### Task to carry out
Find the lines holding "this" and copy them.

[Start Data supplied]

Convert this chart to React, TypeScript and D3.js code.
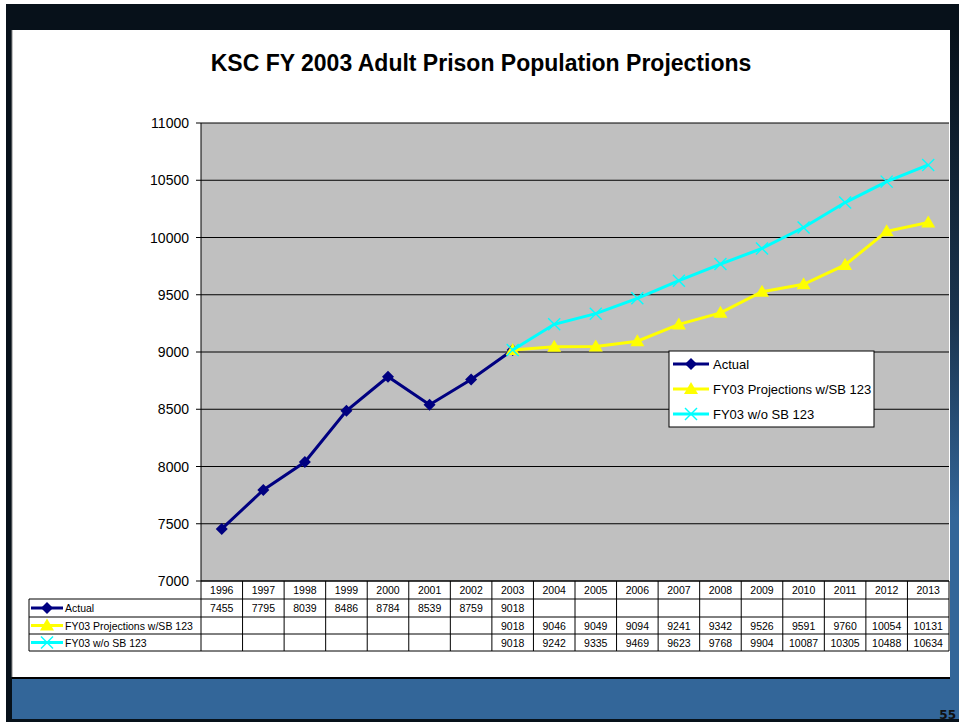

[End Data supplied]
[Start Data supplied]

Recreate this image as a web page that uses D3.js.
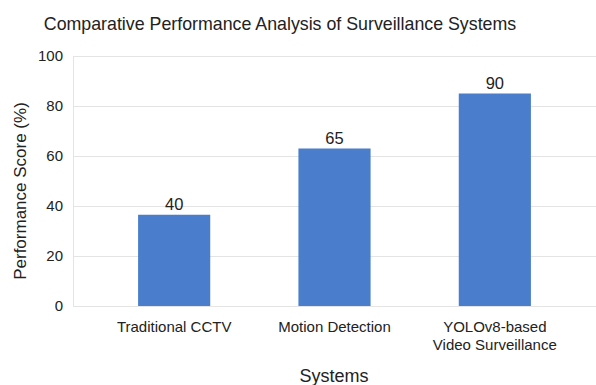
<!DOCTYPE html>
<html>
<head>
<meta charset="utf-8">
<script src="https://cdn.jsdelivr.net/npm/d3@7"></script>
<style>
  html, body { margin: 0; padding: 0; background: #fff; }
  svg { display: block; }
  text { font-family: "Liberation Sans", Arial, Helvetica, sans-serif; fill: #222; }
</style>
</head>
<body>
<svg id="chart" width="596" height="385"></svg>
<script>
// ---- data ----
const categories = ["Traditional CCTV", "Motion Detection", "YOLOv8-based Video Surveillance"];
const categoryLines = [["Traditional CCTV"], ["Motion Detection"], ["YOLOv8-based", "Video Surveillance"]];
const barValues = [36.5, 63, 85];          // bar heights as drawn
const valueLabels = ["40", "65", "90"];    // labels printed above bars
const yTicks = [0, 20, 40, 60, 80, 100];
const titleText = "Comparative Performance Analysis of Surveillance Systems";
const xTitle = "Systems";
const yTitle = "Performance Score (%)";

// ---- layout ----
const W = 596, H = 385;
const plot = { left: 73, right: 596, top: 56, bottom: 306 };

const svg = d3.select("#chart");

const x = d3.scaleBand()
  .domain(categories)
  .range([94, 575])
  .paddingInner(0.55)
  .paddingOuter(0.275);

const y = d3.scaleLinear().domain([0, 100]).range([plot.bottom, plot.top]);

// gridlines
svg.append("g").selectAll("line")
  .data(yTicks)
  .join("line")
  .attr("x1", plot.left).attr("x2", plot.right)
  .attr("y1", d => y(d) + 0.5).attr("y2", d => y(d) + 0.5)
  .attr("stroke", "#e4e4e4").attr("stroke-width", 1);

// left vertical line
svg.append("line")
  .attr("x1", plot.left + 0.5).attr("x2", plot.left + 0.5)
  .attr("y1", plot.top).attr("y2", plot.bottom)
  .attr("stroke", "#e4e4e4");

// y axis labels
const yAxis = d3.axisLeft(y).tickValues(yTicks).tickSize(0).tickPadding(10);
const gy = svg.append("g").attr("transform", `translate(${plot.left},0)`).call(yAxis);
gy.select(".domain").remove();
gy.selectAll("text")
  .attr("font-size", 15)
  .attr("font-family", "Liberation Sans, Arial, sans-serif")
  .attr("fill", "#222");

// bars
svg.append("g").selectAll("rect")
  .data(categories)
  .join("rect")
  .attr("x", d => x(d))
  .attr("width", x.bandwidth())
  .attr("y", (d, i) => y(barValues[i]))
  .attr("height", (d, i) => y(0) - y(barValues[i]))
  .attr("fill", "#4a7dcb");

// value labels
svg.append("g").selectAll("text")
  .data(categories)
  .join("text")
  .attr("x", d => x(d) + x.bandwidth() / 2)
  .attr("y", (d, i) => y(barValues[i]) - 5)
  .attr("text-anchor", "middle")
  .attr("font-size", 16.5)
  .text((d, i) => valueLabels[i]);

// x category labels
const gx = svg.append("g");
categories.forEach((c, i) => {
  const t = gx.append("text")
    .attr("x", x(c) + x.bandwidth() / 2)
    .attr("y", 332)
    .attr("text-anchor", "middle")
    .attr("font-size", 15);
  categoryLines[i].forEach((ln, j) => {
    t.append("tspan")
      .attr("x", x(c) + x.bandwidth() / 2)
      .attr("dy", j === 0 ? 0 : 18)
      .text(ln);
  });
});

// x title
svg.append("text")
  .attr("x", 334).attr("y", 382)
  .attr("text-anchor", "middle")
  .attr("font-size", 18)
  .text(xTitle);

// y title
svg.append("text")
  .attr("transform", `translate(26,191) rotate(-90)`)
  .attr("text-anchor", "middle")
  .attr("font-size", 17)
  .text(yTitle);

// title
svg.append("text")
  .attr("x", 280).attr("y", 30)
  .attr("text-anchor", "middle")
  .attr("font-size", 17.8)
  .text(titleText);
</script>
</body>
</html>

[End Data supplied]

### Finished task
Convert this chart to React, TypeScript and D3.js code.
Recreate this image as a web page that uses D3.js.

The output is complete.